Apr 15 2015
Management

What It Takes to Build Best Practices for Cloud Procurement

Georgia CTO recommends using model contract terms and conditions.

Although state and local governments are eager to move to the cloud, traditional contract terms and conditions can throw up roadblocks along the journey. As agencies figure out how best to obtain cloud services, they may leave a trail of canceled procurements in their wake.

CIOs may complain about procurement complexities, but they generally understand how things work for big-ticket items and services. Cloud, however, is different. Suppliers usually show little appetite to negotiate a lot of terms and conditions for a contract of less than $100,000. In addition, cloud business models rely on cookie-cutter operational setup and automation, making some terms and conditions plain non-negotiable. People can get stuck trying to negotiate everything and the negotiation fails, or the business plows ahead with something that may not best serve its needs.

IT leaders and cloud providers can improve and simplify procurement of cloud services by forging consensus on common language. Embracing model contract terms and conditions, such as those outlined by a recent Center for Digital Government report, can set the stage for wider adoption of cloud computing in the public sector.

Coming Together

In late 2013, New Jersey CIO Steve Emanuel put out a call to state CIOs asking for cloud procurement best practices. White papers had been published, but in truth, no best practices had yet emerged. The Center for Digital Government agreed to facilitate further discussion, and Emanuel hosted a one-day meeting in Trenton, N.J., in January 2014. About 40 people participated, half of them government CIOs and half from the cloud supplier community.

Unhindered by any actual procurement, we could be more open and frank. Business people, not lawyers, led the discussion. Lawyers participated but didn’t dominate the conversation.

We learned two things. First, each side of the table sees things through a different lens. For suppliers, it’s all about financial risk, while state and local governments place priority on operational risk and data security and handling. Second, no single solution could be designed to provide both Software as a Service (SaaS) and Infrastructure as a Service (IaaS).

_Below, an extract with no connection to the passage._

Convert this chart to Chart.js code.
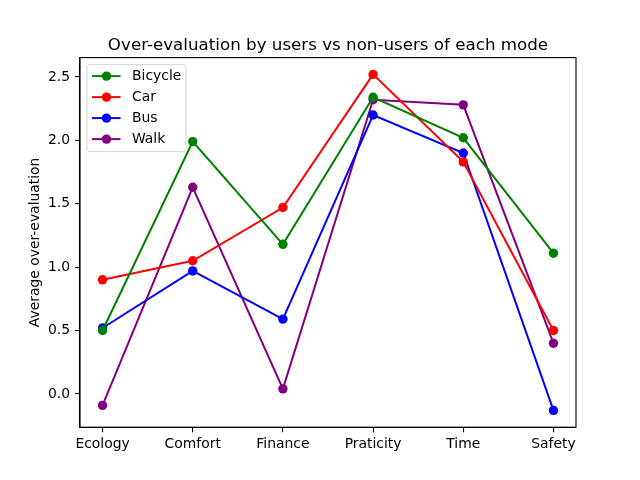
<!DOCTYPE html>
<html>
<head>
<meta charset="utf-8">
<script src="https://cdn.jsdelivr.net/npm/chart.js@4"></script>
<style>
  html, body { margin: 0; padding: 0; background: #fff; }
  #wrap { width: 640px; height: 480px; }
</style>
</head>
<body>
<div id="wrap"><canvas id="chart" width="640" height="480"></canvas></div>
<script>
const categories = ['Ecology', 'Comfort', 'Finance', 'Praticity', 'Time', 'Safety'];
const bicycle = [0.50, 1.99, 1.18, 2.34, 2.02, 1.11];
const car = [0.90, 1.05, 1.47, 2.52, 1.83, 0.50];
const bus = [0.52, 0.97, 0.59, 2.20, 1.90, -0.13];
const walk = [-0.09, 1.63, 0.04, 2.32, 2.28, 0.40];
const yTicks = [0.0, 0.5, 1.0, 1.5, 2.0, 2.5];

const seriesNames = ['Bicycle', 'Car', 'Bus', 'Walk'];
const seriesColors = ['#008000', '#ff0000', '#0000ff', '#800080'];
const seriesValues = [bicycle, car, bus, walk];

const FONT = '"DejaVu Sans", sans-serif';
const MARK = 4.7;

const datasets = seriesNames.map((name, i) => ({
  label: name,
  data: seriesValues[i].map((v, j) => ({ x: j, y: v })),
  borderColor: seriesColors[i],
  backgroundColor: seriesColors[i],
  borderWidth: 2,
  pointRadius: MARK,
  pointHoverRadius: MARK,
  pointBorderWidth: 0,
  tension: 0
}));

// frame, title and matplotlib-like legend
const decor = {
  id: 'decor',
  afterDraw(c) {
    const ctx = c.ctx;
    const a = c.chartArea;
    ctx.save();
    ctx.strokeStyle = '#000';
    ctx.lineWidth = 1.1;
    ctx.strokeRect(a.left, a.top, a.right - a.left, a.bottom - a.top);

    ctx.fillStyle = '#000';
    ctx.font = '16.7px ' + FONT;
    ctx.textAlign = 'center';
    ctx.textBaseline = 'alphabetic';
    ctx.fillText('Over-evaluation by users vs non-users of each mode', (a.left + a.right) / 2, 50);

    // legend box
    const bx = a.left + 7, by = a.top + 7, bw = 99, bh = 87;
    ctx.beginPath();
    ctx.roundRect(bx, by, bw, bh, 3);
    ctx.fillStyle = 'rgba(255,255,255,0.8)';
    ctx.fill();
    ctx.strokeStyle = '#d5d5d5';
    ctx.lineWidth = 1;
    ctx.stroke();

    ctx.font = '13.9px ' + FONT;
    ctx.textAlign = 'left';
    ctx.textBaseline = 'middle';
    c.data.datasets.forEach((ds, i) => {
      const y = by + 11.5 + i * 21;
      ctx.strokeStyle = ds.borderColor;
      ctx.lineWidth = 2;
      ctx.beginPath();
      ctx.moveTo(bx + 5, y);
      ctx.lineTo(bx + 33.5, y);
      ctx.stroke();
      ctx.fillStyle = ds.borderColor;
      ctx.beginPath();
      ctx.arc(bx + 19.5, y, MARK, 0, Math.PI * 2);
      ctx.fill();
      ctx.fillStyle = '#000';
      ctx.fillText(ds.label, bx + 45, y);
    });
    ctx.restore();
  }
};

new Chart(document.getElementById('chart'), {
  type: 'line',
  data: { datasets },
  options: {
    responsive: false,
    animation: false,
    layout: { padding: { top: 57.6, right: 64, left: 0, bottom: 0 } },
    plugins: { legend: { display: false }, title: { display: false }, tooltip: { enabled: false } },
    scales: {
      x: {
        type: 'linear',
        min: -0.25,
        max: 5.25,
        afterFit: s => { s.height = 52.8; },
        afterBuildTicks: s => { s.ticks = categories.map((_, i) => ({ value: i })); },
        grid: { display: true, drawOnChartArea: false, drawTicks: true, tickLength: 5, color: '#000', lineWidth: 1.1 },
        border: { display: true, color: '#000', width: 1.1 },
        ticks: {
          color: '#000',
          padding: 4,
          maxRotation: 0,
          autoSkip: false,
          font: { family: FONT, size: 13.9 },
          callback: v => categories[v]
        }
      },
      y: {
        min: -0.2625,
        max: 2.6525,
        afterFit: s => { s.width = 80; },
        afterBuildTicks: s => { s.ticks = yTicks.map(v => ({ value: v })); },
        grid: { display: true, drawOnChartArea: false, drawTicks: true, tickLength: 5, color: '#000', lineWidth: 1.1 },
        border: { display: true, color: '#000', width: 1.1 },
        ticks: {
          color: '#000',
          padding: 5,
          font: { family: FONT, size: 13.9 },
          callback: v => v.toFixed(1)
        },
        title: {
          display: true,
          text: 'Average over-evaluation',
          color: '#000',
          font: { family: FONT, size: 13.9 },
          padding: { top: 27, bottom: 0 }
        }
      }
    }
  },
  plugins: [decor]
});
</script>
</body>
</html>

We decided to use as our starting point the model terms and conditions the state of Delaware had put together for SaaS contracts, but we broke them into three tracks: IaaS, Platform as a Service (PaaS) and SaaS. We left that day with action items and assignments for small groups to work through problematic terms. After follow-up phone calls and ultimately two more meetings, we eventually hashed out what became the Center for Digital Government’s “Best Practice Guide for Cloud and As-A-Service Procurements,” weighing in at 79 pages.

Rinse and Repeat

Based on the contributions of 55 people, the procurement guide offers a useful set of 23 model terms and conditions for IaaS, PaaS and SaaS.

Instead of trying to provide an exhaustive list of considerations, we aimed to give readers a jump on the usual starting gates. Special contract concerns such as regulatory data, intellectual property and escrow can be pursued separately as needed on a case-by-case basis.

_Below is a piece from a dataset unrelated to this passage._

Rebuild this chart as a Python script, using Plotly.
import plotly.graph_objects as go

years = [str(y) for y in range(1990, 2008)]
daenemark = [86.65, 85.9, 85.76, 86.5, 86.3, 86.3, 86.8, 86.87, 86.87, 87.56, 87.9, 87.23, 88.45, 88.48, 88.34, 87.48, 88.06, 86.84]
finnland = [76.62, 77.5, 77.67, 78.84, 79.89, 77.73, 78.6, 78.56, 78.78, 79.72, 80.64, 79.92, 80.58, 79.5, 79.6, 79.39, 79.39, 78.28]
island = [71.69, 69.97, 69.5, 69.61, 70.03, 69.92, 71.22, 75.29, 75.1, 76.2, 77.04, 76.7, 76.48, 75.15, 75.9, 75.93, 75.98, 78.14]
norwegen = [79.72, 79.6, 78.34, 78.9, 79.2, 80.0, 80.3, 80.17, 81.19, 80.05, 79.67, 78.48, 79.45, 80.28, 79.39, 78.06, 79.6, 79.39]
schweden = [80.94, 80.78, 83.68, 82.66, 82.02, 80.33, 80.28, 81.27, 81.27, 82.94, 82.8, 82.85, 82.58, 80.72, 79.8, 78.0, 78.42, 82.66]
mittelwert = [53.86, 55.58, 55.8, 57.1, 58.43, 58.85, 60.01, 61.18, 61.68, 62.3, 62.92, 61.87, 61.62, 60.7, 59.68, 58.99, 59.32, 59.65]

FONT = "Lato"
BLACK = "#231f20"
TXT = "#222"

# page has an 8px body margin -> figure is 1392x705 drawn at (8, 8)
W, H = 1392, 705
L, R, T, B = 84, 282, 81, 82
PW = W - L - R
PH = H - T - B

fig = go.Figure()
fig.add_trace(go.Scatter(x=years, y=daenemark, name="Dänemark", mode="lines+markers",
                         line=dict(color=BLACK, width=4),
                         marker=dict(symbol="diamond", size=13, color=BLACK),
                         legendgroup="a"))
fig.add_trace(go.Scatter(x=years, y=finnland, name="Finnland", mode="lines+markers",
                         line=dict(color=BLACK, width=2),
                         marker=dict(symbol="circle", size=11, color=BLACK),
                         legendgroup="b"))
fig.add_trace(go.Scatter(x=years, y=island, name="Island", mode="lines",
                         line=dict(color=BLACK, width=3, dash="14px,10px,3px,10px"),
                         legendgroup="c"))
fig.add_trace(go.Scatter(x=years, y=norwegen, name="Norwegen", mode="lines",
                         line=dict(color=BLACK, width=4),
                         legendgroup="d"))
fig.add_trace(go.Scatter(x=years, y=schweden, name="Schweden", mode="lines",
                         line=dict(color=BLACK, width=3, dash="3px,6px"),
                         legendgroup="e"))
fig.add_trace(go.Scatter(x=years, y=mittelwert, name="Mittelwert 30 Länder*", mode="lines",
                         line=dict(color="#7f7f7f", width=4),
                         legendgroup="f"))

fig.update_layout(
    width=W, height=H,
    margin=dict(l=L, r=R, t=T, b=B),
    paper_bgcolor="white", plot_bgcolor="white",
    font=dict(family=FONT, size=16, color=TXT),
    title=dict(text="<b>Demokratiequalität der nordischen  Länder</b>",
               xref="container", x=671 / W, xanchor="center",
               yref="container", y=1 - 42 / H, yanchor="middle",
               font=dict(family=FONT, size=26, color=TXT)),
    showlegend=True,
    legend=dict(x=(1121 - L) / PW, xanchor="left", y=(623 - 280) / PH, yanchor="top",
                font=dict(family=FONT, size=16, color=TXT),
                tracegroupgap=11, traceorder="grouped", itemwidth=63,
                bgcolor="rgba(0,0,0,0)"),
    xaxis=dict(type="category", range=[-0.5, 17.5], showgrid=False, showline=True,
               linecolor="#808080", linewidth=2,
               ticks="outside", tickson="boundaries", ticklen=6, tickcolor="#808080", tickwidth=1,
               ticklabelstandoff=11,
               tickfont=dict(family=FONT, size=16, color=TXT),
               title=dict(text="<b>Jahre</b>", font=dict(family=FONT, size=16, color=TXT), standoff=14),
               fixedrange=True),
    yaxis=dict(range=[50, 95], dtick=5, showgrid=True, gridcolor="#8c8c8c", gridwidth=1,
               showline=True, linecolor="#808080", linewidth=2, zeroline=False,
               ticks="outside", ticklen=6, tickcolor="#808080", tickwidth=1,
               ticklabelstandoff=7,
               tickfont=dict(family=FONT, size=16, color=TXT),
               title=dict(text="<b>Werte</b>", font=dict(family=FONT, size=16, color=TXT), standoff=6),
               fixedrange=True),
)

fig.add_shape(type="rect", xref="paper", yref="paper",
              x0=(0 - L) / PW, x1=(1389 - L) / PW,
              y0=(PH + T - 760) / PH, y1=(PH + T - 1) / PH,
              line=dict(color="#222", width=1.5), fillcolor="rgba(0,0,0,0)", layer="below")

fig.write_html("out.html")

The guide aims to serve cloud procurement newcomers and the more experienced alike. The process that participants established for the initiative may be of even greater value. Bringing together suppliers and government consumers of IT services made for constructive exchange that benefited both sides. What we learned can be shared to help others with similar needs, and that’s a process that bears repeating in government IT.